## START GIVEN INFORMATION
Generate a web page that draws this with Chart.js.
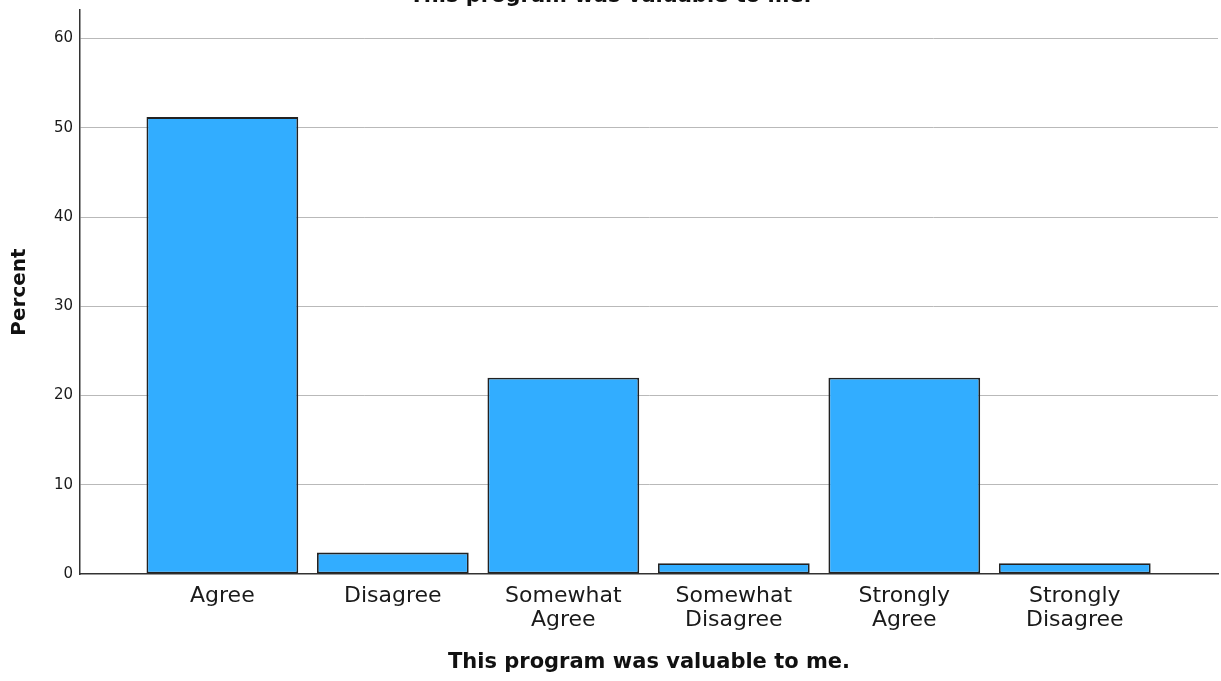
<!DOCTYPE html>
<html>
<head>
<meta charset="utf-8">
<script src="https://cdn.jsdelivr.net/npm/chart.js@4"></script>
<style>
  body { margin: 0; background: #fff; overflow: hidden; }
  #wrap { position: relative; width: 1221px; height: 681px; }
  #topTitle {
    position: absolute; left: 0; top: -15px; width: 1221px;
    text-align: center; font: bold 21px "DejaVu Sans"; line-height: 20px; color: #111;
  }
</style>
</head>
<body>
<div id="wrap">
  <canvas id="barChart" width="1221" height="681"></canvas>
  <div id="topTitle">This program was valuable to me.</div>
</div>
<script>
// answer categories, as they appear on the x axis
const categories = ['Agree', 'Disagree', 'Somewhat Agree', 'Somewhat Disagree', 'Strongly Agree', 'Strongly Disagree'];
const tickLabels = [['Agree'], ['Disagree'], ['Somewhat', 'Agree'], ['Somewhat', 'Disagree'], ['Strongly', 'Agree'], ['Strongly', 'Disagree']];
const percents = [51.2, 2.4, 22.0, 1.2, 22.0, 1.2];
const yTicks = [0, 10, 20, 30, 40, 50, 60];

const barColor = '#32adff';
const axisColor = '#333333';

const ctx = document.getElementById('barChart').getContext('2d');

new Chart(ctx, {
    type: 'bar',
    data: {
        datasets: [{
            label: 'Percent',
            data: categories.map((c, i) => ({ x: i, y: percents[i] })),
            backgroundColor: barColor,
            borderColor: '#222222',
            borderWidth: 1.8,
            borderSkipped: false,
            categoryPercentage: 1,
            barPercentage: 0.89,
        }],
    },
    options: {
        responsive: false,
        animation: false,
        layout: { padding: { left: 0, right: 3, top: 10, bottom: 0 } },
        plugins: {
            legend: { display: false },
            tooltip: { enabled: false },
        },
        scales: {
            x: {
                type: 'linear',
                offset: false,
                min: -0.835,
                max: 5.84,
                afterBuildTicks: (scale) => {
                    scale.ticks = categories.map((c, i) => ({ value: i }));
                },
                afterFit: (scale) => { scale.height = 107; },
                grid: { display: false, drawTicks: false },
                border: { color: axisColor, width: 1.5 },
                ticks: {
                    autoSkip: false,
                    maxRotation: 0,
                    padding: 10,
                    color: '#1a1a1a',
                    font: { family: 'DejaVu Sans', size: 22, lineHeight: '24px' },
                    callback: (value) => tickLabels[value],
                },
                title: {
                    display: true,
                    text: 'This program was valuable to me.',
                    color: '#111',
                    font: { family: 'DejaVu Sans', size: 21, weight: 'bold', lineHeight: '24px' },
                    padding: { top: 0, bottom: 6 },
                },
            },
            y: {
                min: 0,
                max: 63.2,
                afterBuildTicks: (scale) => {
                    scale.ticks = yTicks.map(v => ({ value: v }));
                },
                afterFit: (scale) => {
                    scale.width = 80;
                    scale.paddingTop = 0;
                    scale.paddingBottom = 0;
                },
                grid: {
                    drawTicks: false,
                    color: (c) => (c.tick && c.tick.value === 0 ? 'rgba(0,0,0,0)' : '#b9b9b9'),
                    lineWidth: 1,
                },
                border: { color: axisColor, width: 1.5 },
                ticks: {
                    padding: 7,
                    color: '#1a1a1a',
                    font: { family: 'DejaVu Sans', size: 15 },
                },
                title: {
                    display: true,
                    text: 'Percent',
                    color: '#111',
                    font: { family: 'DejaVu Sans', size: 20, weight: 'bold' },
                    padding: { top: 8, bottom: 0 },
                },
            },
        },
    },
});
</script>
</body>
</html>
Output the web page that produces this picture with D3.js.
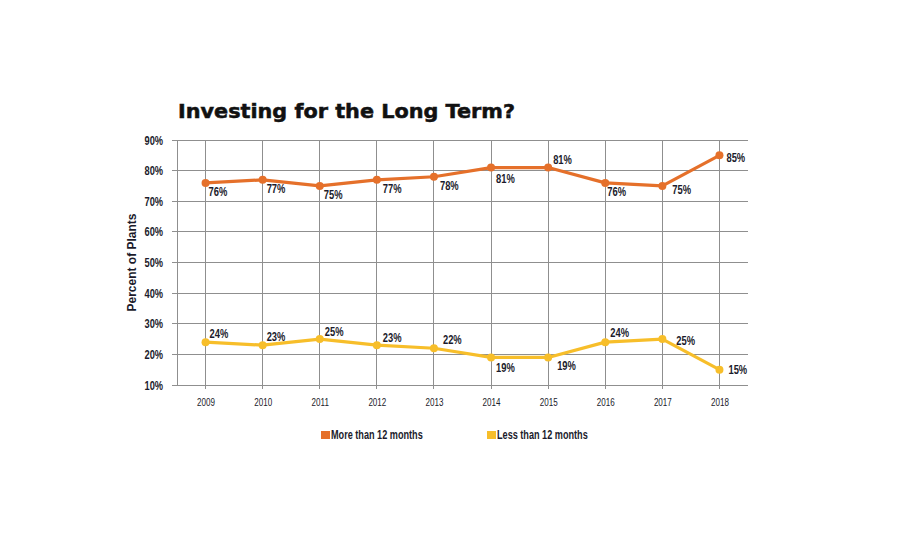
<!DOCTYPE html>
<html>
<head>
<meta charset="utf-8">
<script src="https://cdn.jsdelivr.net/npm/d3@7"></script>
<style>
  body { margin: 0; background: #fff; }
  text { fill: #1b1b2b; }
</style>
</head>
<body>
<svg></svg>
<script>
const width = 900;
const height = 550;

const years = ['2009', '2010', '2011', '2012', '2013', '2014', '2015', '2016', '2017', '2018'];
const moreThan12 = [76, 77, 75, 77, 78, 81, 81, 76, 75, 85];
const lessThan12 = [24, 23, 25, 23, 22, 19, 19, 24, 25, 15];
const yTicks = [10, 20, 30, 40, 50, 60, 70, 80, 90];
const seriesNames = ['More than 12 months', 'Less than 12 months'];
const colors = ['#e5702a', '#f7be2a'];

// label placement relative to each point [dx, dy]
const moreOffsets = [[3, 9], [4, 9], [4, 9], [6, 9], [6, 9], [5, 11], [5, -8], [2, 9], [10, 4], [7, 2]];
const lessOffsets = [[4, -9], [4, -9], [5, -8], [6, -8], [9, -9], [5, 10], [9, 8], [5, -10], [14, 1], [9, 0]];

const margin = { left: 177, right: 152, top: 140, bottom: 165 };
const x0 = margin.left, x1 = width - margin.right;
const y0 = height - margin.bottom, y1 = margin.top;

const svg = d3.select('svg').attr('width', width).attr('height', height);

const x = d3.scalePoint().domain(years).range([x0, x1]).padding(0.5);
const y = d3.scaleLinear().domain([10, 90]).range([y0, y1]);

const font = '"Liberation Sans", Arial, sans-serif';

// squeeze text horizontally to mimic a condensed face
function condense(sel, k) {
    sel.each(function () {
        const len = this.getComputedTextLength();
        d3.select(this).attr('textLength', len * k).attr('lengthAdjust', 'spacingAndGlyphs');
    });
}

const grid = svg.append('g').attr('stroke', '#8f8f8f').attr('stroke-width', 1).attr('shape-rendering', 'crispEdges');

grid.selectAll('.hgrid')
    .data(yTicks)
    .enter().append('line')
    .attr('x1', x0 - 5).attr('x2', x1)
    .attr('y1', d => y(d)).attr('y2', d => y(d));

grid.selectAll('.vgrid')
    .data(years)
    .enter().append('line')
    .attr('x1', d => x(d)).attr('x2', d => x(d))
    .attr('y1', y1).attr('y2', y0 + 4);

grid.append('line')
    .attr('x1', x0).attr('x2', x0)
    .attr('y1', y1).attr('y2', y0);

// y tick labels
const yAxis = d3.axisLeft(y).tickValues(yTicks).tickFormat(d => d + '%').tickSize(0).tickPadding(14);
svg.append('g')
    .attr('transform', `translate(${x0},0)`)
    .call(yAxis)
    .call(g => g.select('.domain').remove())
    .call(g => g.selectAll('text')
        .attr('font-family', font).attr('font-weight', 'bold')
        .attr('font-size', 12.5).attr('fill', '#1b1b2b')
        .call(condense, 0.74));

// x tick labels
const xAxis = d3.axisBottom(x).tickSize(0).tickPadding(13);
svg.append('g')
    .attr('transform', `translate(0,${y0})`)
    .call(xAxis)
    .call(g => g.select('.domain').remove())
    .call(g => g.selectAll('text')
        .attr('font-family', font).attr('font-size', 11.5).attr('fill', '#1b1b2b')
        .call(condense, 0.7));

const line = d3.line()
    .x((d, i) => x(years[i]))
    .y(d => y(d));

function drawSeries(values, color, offsets) {
    const g = svg.append('g');
    g.append('path')
        .datum(values)
        .attr('d', line)
        .attr('fill', 'none')
        .attr('stroke', color)
        .attr('stroke-width', 3.2)
        .attr('stroke-linejoin', 'round');
    g.selectAll('circle')
        .data(values)
        .enter().append('circle')
        .attr('cx', (d, i) => x(years[i]))
        .attr('cy', d => y(d))
        .attr('r', 4)
        .attr('fill', color);
    g.selectAll('text')
        .data(values)
        .enter().append('text')
        .attr('x', (d, i) => x(years[i]) + offsets[i][0])
        .attr('y', (d, i) => y(d) + offsets[i][1])
        .attr('dy', '0.35em')
        .attr('font-family', font)
        .attr('font-weight', 'bold')
        .attr('font-size', 13)
        .text(d => d + '%')
        .call(condense, 0.72);
}

drawSeries(moreThan12, colors[0], moreOffsets);
drawSeries(lessThan12, colors[1], lessOffsets);

// title
svg.append('text')
    .attr('x', 178).attr('y', 118)
    .attr('font-family', '"DejaVu Sans", sans-serif')
    .attr('font-weight', 'bold')
    .attr('font-size', 19)
    .attr('stroke', '#111').attr('stroke-width', 0.5)
    .attr('textLength', 337).attr('lengthAdjust', 'spacingAndGlyphs')
    .style('fill', '#111')
    .text('Investing for the Long Term?');

// y axis title
svg.append('text')
    .attr('transform', `translate(136,${(y0 + y1) / 2}) rotate(-90)`)
    .attr('text-anchor', 'middle')
    .attr('font-family', font)
    .attr('font-weight', 'bold')
    .attr('font-size', 12)
    .text('Percent of Plants');

// legend
const legendX = [321, 487];
const legend = svg.selectAll('.legend')
    .data(seriesNames)
    .enter().append('g')
    .attr('transform', (d, i) => `translate(${legendX[i]},435)`);
legend.append('rect')
    .attr('x', 0).attr('y', -4)
    .attr('width', 9).attr('height', 8)
    .attr('fill', (d, i) => colors[i]);
legend.append('text')
    .attr('x', 10).attr('y', 0).attr('dy', '0.35em')
    .attr('font-family', font)
    .attr('font-weight', 'bold')
    .attr('font-size', 12)
    .text(d => d)
    .call(condense, 0.76);
</script>
</body>
</html>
## END GIVEN INFORMATION
— EXERCISE DESCRIPTION —
Retype the lines above exactly as they appear, from the line containing "Output the web" through the line containing "const height = 550;", and leave out any pictures.

— EXERCISE OUTPUT —
Output the web page that produces this picture with D3.js.
<!DOCTYPE html>
<html>
<head>
<meta charset="utf-8">
<script src="https://cdn.jsdelivr.net/npm/d3@7"></script>
<style>
  body { margin: 0; background: #fff; }
  text { fill: #1b1b2b; }
</style>
</head>
<body>
<svg></svg>
<script>
const width = 900;
const height = 550;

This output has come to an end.